◆ AIM:
Return each line that holds the word "this".

◆ ROWS:
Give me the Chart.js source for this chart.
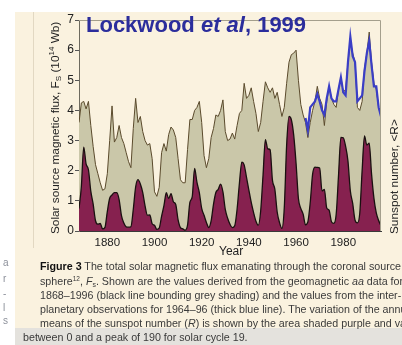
<!DOCTYPE html>
<html>
<head>
<meta charset="utf-8">
<script src="https://cdn.jsdelivr.net/npm/chart.js@4.4.1/dist/chart.umd.min.js"></script>
<style>
  html, body { margin: 0; padding: 0; width: 402px; height: 345px; overflow: hidden; background: #ffffff;
    font-family: "Liberation Sans", Arial, Helvetica, sans-serif; }
  #paper { position: absolute; left: 15px; top: 12px; width: 387px; height: 333px; background: #faf2df; }
  #band { position: absolute; left: 15px; top: 328px; width: 387px; height: 17px; background: #e4e2dd; }
  #rule { position: absolute; left: 33px; top: 12px; width: 1px; height: 236px; background: #e2d8c2; }
  #chart { position: absolute; left: 0; top: 0; }
  .title { position: absolute; left: 86px; top: 14px; font-size: 22px; line-height: 22px; font-weight: bold;
    color: #2b2d9c; white-space: nowrap; }
  .ylab { position: absolute; white-space: nowrap; font-size: 11.8px; line-height: 14px; color: #222;
    transform-origin: 0 0; transform: rotate(-90deg); }
  .ylab sub { font-size: 8px; vertical-align: -2px; line-height: 0; }
  .ylab sup { font-size: 8px; vertical-align: 5px; line-height: 0; }
  .xlab { position: absolute; left: 219px; top: 244px; font-size: 12px; line-height: 14px; color: #222; }
  .cap { position: absolute; left: 40px; white-space: nowrap; font-size: 10.7px; line-height: 12px; color: #3a3a3a; }
  .cap b { color: #111; }
  .cap sup { font-size: 6.5px; vertical-align: 4px; line-height: 0; }
  .cap sub { font-size: 7px; vertical-align: -2px; line-height: 0; }
  .frag { position: absolute; left: 3px; font-size: 10px; line-height: 12px; color: #8c909a; }
</style>
</head>
<body>
<div id="paper"></div>
<div id="band"></div>
<div id="rule"></div>
<canvas id="chart" width="402" height="260"></canvas>

<div class="title">Lockwood <i>et al</i>, 1999</div>
<div class="ylab" style="left:48px; top:234px;">Solar source magnetic flux, F<sub>S</sub> (10<sup>14</sup> Wb)</div>
<div class="ylab" style="left:387px; top:234px;">Sunspot number, &lt;R&gt;</div>
<div class="xlab">Year</div>

<div class="cap" style="top:260px;"><b>Figure 3</b> The total solar magnetic flux emanating through the coronal source</div>
<div class="cap" style="top:275px;">sphere<sup>12</sup>, <i>F</i><sub>s</sub>. Shown are the values derived from the geomagnetic <i>aa</i> data for</div>
<div class="cap" style="top:289px;">1868–1996 (black line bounding grey shading) and the values from the inter-</div>
<div class="cap" style="top:303px;">planetary observations for 1964–96 (thick blue line). The variation of the annual</div>
<div class="cap" style="top:317px;">means of the sunspot number (<i>R</i>) is shown by the area shaded purple and varies</div>
<div class="cap" style="top:331px; left:23px;">between 0 and a peak of 190 for solar cycle 19.</div>

<div class="frag" style="top:257px;">a</div>
<div class="frag" style="top:273px;">r</div>
<div class="frag" style="top:288px;">-</div>
<div class="frag" style="top:302px;">l</div>
<div class="frag" style="top:315px;">s</div>

<script>
// Annual years covered by the geomagnetic (aa) flux record and sunspot means
const years = [
  1868, 1869, 1870, 1871, 1872, 1873, 1874, 1875, 1876, 1877,
  1878, 1879, 1880, 1881, 1882, 1883, 1884, 1885, 1886, 1887,
  1888, 1889, 1890, 1891, 1892, 1893, 1894, 1895, 1896, 1897,
  1898, 1899, 1900, 1901, 1902, 1903, 1904, 1905, 1906, 1907,
  1908, 1909, 1910, 1911, 1912, 1913, 1914, 1915, 1916, 1917,
  1918, 1919, 1920, 1921, 1922, 1923, 1924, 1925, 1926, 1927,
  1928, 1929, 1930, 1931, 1932, 1933, 1934, 1935, 1936, 1937,
  1938, 1939, 1940, 1941, 1942, 1943, 1944, 1945, 1946, 1947,
  1948, 1949, 1950, 1951, 1952, 1953, 1954, 1955, 1956, 1957,
  1958, 1959, 1960, 1961, 1962, 1963, 1964, 1965, 1966, 1967,
  1968, 1969, 1970, 1971, 1972, 1973, 1974, 1975, 1976, 1977,
  1978, 1979, 1980, 1981, 1982, 1983, 1984, 1985, 1986, 1987,
  1988, 1989, 1990, 1991, 1992, 1993, 1994, 1995, 1996
];

// Coronal source flux Fs (10^14 Wb) derived from the aa index
const fluxAa = [
  3.6, 4.25, 4.3, 4.05, 4.3, 3.5, 2.8, 2.2, 1.9, 1.6,
  1.35, 1.4, 1.9, 3.0, 4.15, 2.95, 3.1, 3.5, 3.1, 2.9,
  2.6, 2.3, 2.1, 3.4, 4.4, 3.6, 3.8, 3.3, 3.0, 2.85,
  2.9, 2.4, 1.3, 1.15, 1.45, 2.6, 2.9, 2.65, 3.2, 3.45,
  3.35, 3.1, 2.4, 1.7, 1.6, 1.6, 2.7, 3.7, 3.7, 4.0,
  4.1, 4.3, 3.6, 2.5, 2.1, 2.4, 3.1, 3.4, 3.85, 3.8,
  4.0, 4.35, 3.3, 3.0, 3.05, 3.25, 3.05, 3.5, 3.9, 4.0,
  4.9, 4.4, 4.5, 4.75, 4.3, 3.9, 3.3, 3.6, 4.3, 4.95,
  4.75, 4.6, 4.75, 4.4, 4.6, 4.2, 3.8, 4.1, 4.9, 5.6,
  5.85, 5.9, 6.0, 5.0, 4.2, 3.85, 3.6, 3.1, 3.6, 4.0,
  4.3, 4.8, 4.4, 4.2, 3.5, 4.3, 4.8, 4.4, 4.2, 4.1,
  4.7, 5.1, 4.6, 4.7, 5.6, 6.3, 5.9, 5.6, 4.1, 4.0,
  4.3, 5.4, 5.9, 6.6, 5.6, 4.9, 4.7, 4.1, 3.8
];

// Annual mean sunspot number <R>
const sunspotR = [
  37.3, 73.9, 139.1, 111.2, 101.6, 66.2, 44.7, 17.0, 11.3, 12.4,
  3.4, 6.0, 32.3, 54.3, 59.7, 63.7, 63.5, 52.2, 25.4, 13.1,
  6.8, 6.3, 7.1, 35.6, 73.0, 85.1, 78.0, 64.0, 41.8, 26.2,
  26.7, 12.1, 9.5, 2.7, 5.0, 24.4, 42.0, 63.5, 53.8, 62.0,
  48.5, 43.9, 18.6, 5.7, 3.6, 1.4, 9.6, 47.4, 57.1, 103.9,
  80.6, 63.6, 37.6, 26.1, 14.2, 5.8, 16.7, 44.3, 63.9, 69.0,
  77.8, 64.9, 35.7, 21.2, 11.1, 5.7, 8.7, 36.1, 79.7, 114.4,
  109.6, 88.8, 67.8, 47.5, 30.6, 16.3, 9.6, 33.2, 92.6, 151.6,
  136.3, 134.7, 83.9, 69.4, 31.5, 13.9, 4.4, 38.0, 141.7, 190.2,
  184.8, 159.0, 112.3, 53.9, 37.6, 27.9, 10.2, 15.1, 47.0, 93.8,
  105.9, 105.5, 104.5, 66.6, 68.9, 38.0, 34.5, 15.5, 12.6, 27.5,
  92.5, 155.4, 154.6, 140.4, 115.9, 66.6, 45.9, 17.9, 13.4, 29.4,
  100.2, 157.6, 142.6, 145.7, 94.3, 54.6, 29.9, 17.5, 8.6
];

// Interplanetary (spacecraft) estimate of Fs, 1964-96
const imfYears = [
  1964, 1965, 1966, 1967, 1968, 1969, 1970, 1971, 1972, 1973,
  1974, 1975, 1976, 1977, 1978, 1979, 1980, 1981, 1982, 1983,
  1984, 1985, 1986, 1987, 1988, 1989, 1990, 1991, 1992, 1993,
  1994, 1995, 1996
];
const fluxImf = [
  3.75, 3.35, 4.1, 4.2, 4.3, 4.55, 4.3, 4.0, 3.85, 4.4,
  4.8, 4.4, 4.3, 4.3, 4.7, 5.1, 4.6, 4.5, 5.6, 6.45,
  5.8, 5.6, 4.3, 4.4, 4.5, 5.3, 5.9, 6.3, 5.5, 4.8,
  4.8, 4.1, 3.8
];

const yearTicks = [1880, 1900, 1920, 1940, 1960, 1980];

const pts = (xs, ys) => xs.map((x, i) => ({ x: x, y: ys[i] }));

// thin grey frame round the plotting area
const frame = {
  id: 'frame',
  afterDatasetsDraw(chart) {
    const a = chart.chartArea, c = chart.ctx;
    c.save();
    c.strokeStyle = '#a49f8c';
    c.lineWidth = 1;
    c.beginPath();
    c.moveTo(a.left, a.top + 0.5);
    c.lineTo(a.right - 0.5, a.top + 0.5);
    c.lineTo(a.right - 0.5, a.bottom);
    c.stroke();
    c.restore();
  }
};

new Chart(document.getElementById('chart'), {
  type: 'line',
  data: {
    datasets: [
      {
        label: 'Fs from aa',
        data: pts(years, fluxAa),
        yAxisID: 'y',
        borderColor: '#5a4a2c',
        borderWidth: 1,
        backgroundColor: '#cac7a9',
        fill: 'origin',
        pointRadius: 0,
        tension: 0,
        order: 3
      },
      {
        label: '<R>',
        data: pts(years, sunspotR),
        yAxisID: 'y2',
        borderColor: '#1a1010',
        borderWidth: 1.3,
        backgroundColor: '#86214f',
        fill: 'origin',
        pointRadius: 0,
        cubicInterpolationMode: 'monotone',
        order: 2
      },
      {
        label: 'Fs from IMF',
        data: pts(imfYears, fluxImf),
        yAxisID: 'y',
        borderColor: '#3a3ec6',
        borderWidth: 2.2,
        fill: false,
        pointRadius: 0,
        tension: 0,
        order: 1
      }
    ]
  },
  options: {
    responsive: false,
    animation: false,
    devicePixelRatio: 1,
    layout: { padding: { top: 20, left: 60, right: 21, bottom: 0 } },
    plugins: { legend: { display: false }, tooltip: { enabled: false } },
    scales: {
      x: {
        type: 'linear',
        min: 1868,
        max: 1996,
        afterBuildTicks(s) { s.ticks = yearTicks.map(v => ({ value: v })); },
        afterFit(s) { s.height = 29; },
        grid: { display: false, drawTicks: false },
        border: { display: true, color: '#3a3a3a', width: 1 },
        ticks: { padding: 5, color: '#222', font: { family: 'Liberation Sans', size: 11.5 }, maxRotation: 0,
          callback: v => String(v) }
      },
      y: {
        position: 'left',
        min: 0,
        max: 7,
        afterFit(s) { s.width = 19; },
        grid: { drawOnChartArea: false, drawTicks: true, tickLength: 4, color: '#555' },
        border: { display: true, color: '#6d6a5e', width: 1 },
        ticks: { stepSize: 1, padding: 1, color: '#222', font: { family: 'Liberation Sans', size: 12 } }
      },
      y2: {
        position: 'right',
        min: 0,
        max: 350,
        display: false
      }
    }
  },
  plugins: [frame]
});
</script>
</body>
</html>
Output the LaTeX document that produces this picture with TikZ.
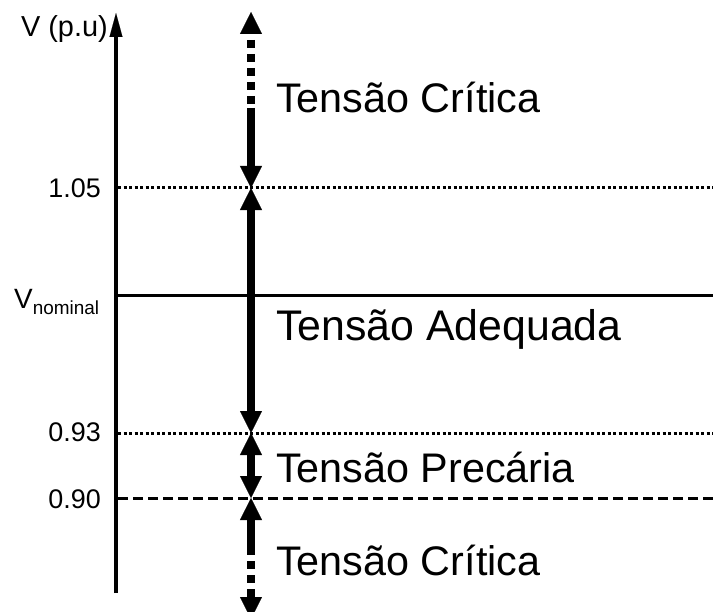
\documentclass[tikz,border=0pt]{standalone}
\usepackage{fontspec}
\setmainfont{Liberation Sans}
\usetikzlibrary{arrows.meta}
\tikzset{
  tri/.tip={Triangle[width=22bp,length=22bp,line width=0.1bp]},
  smalltri/.tip={Triangle[width=13bp,length=24bp,line width=0.1bp]},
  shaft/.style={line width=8bp,line cap=butt},
  dotshaft/.style={shaft,dash pattern=on 8bp off 6bp,dash phase=8bp},
  axisline/.style={line width=4bp,-smalltri},
  refsolid/.style={line width=3bp},
  refdotted/.style={line width=3bp,dash pattern=on 3bp off 2.5bp},
  refdashed/.style={line width=3bp,dash pattern=on 10bp off 5bp},
  smalllab/.style={inner sep=0pt,font=\fontsize{27}{27}\selectfont},
  biglab/.style={inner sep=0pt,anchor=base west,font=\fontsize{41.5}{42}\selectfont},
}
\begin{document}
\begin{tikzpicture}[x=1bp,y=-1bp]
\useasboundingbox (0,0) rectangle (713,612);
% axis
\coordinate (axB) at (116,593);
\coordinate (axT) at (116,13);
\draw[axisline] (axB) -- (axT);
% reference lines
\coordinate (l105a) at (118,188);
\coordinate (l105b) at (713,188);
\coordinate (lnoma) at (118,295);
\coordinate (lnomb) at (713,295);
\coordinate (l093a) at (118,433);
\coordinate (l093b) at (713,433);
\coordinate (l090a) at (118,498);
\coordinate (l090b) at (713,498);
\draw[refdotted] (l105a) -- (l105b);
\draw[refsolid] (lnoma) -- (lnomb);
\draw[refdotted] (l093a) -- (l093b);
\draw[refdashed] (l090a) -- (l090b);
% axis labels
\node[smalllab,anchor=base east,font=\fontsize{29}{29}\selectfont] (vpu) at (108,37) {V (p.u)};
\node[smalllab,anchor=base east] (lab105) at (101,198) {1.05};
\node[smalllab,anchor=base east] (lab093) at (101,441) {0.93};
\node[smalllab,anchor=base east] (lab090) at (101,508) {0.90};
\node[smalllab,anchor=base west,font=\fontsize{28}{28}\selectfont] (labnom) at (14,308) {V\raisebox{-6bp}{\fontsize{19}{19}\selectfont nominal}};
% range arrows
\coordinate (tTop) at (251,12);
\coordinate (tDot) at (251,108);
\coordinate (t105) at (251,188);
\coordinate (t093) at (251,433);
\coordinate (t090) at (251,498);
\coordinate (bSol) at (251,555);
\coordinate (bTip) at (251,619);
\draw[dotshaft,tri-] (tTop) -- (tDot);
\draw[shaft,-tri] (tDot) -- (t105);
\draw[shaft,tri-tri] (t105) -- (t093);
\draw[shaft,tri-tri] (t093) -- (t090);
\draw[shaft,tri-] (t090) -- (bSol);
\draw[dotshaft,-tri] (bSol) -- (bTip);
% range labels
\node[biglab] (crit1) at (276,113) {Tensão Crítica};
\node[biglab,font=\fontsize{43}{44}\selectfont] (adeq) at (276,340) {Tensão Adequada};
\node[biglab] (prec) at (276,482) {Tensão Precária};
\node[biglab] (crit2) at (276,575) {Tensão Crítica};
\end{tikzpicture}
\end{document}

◆ WRITTEN RESPONSE:
Give me the Chart.js source for this chart.
Output the LaTeX document that produces this picture with TikZ.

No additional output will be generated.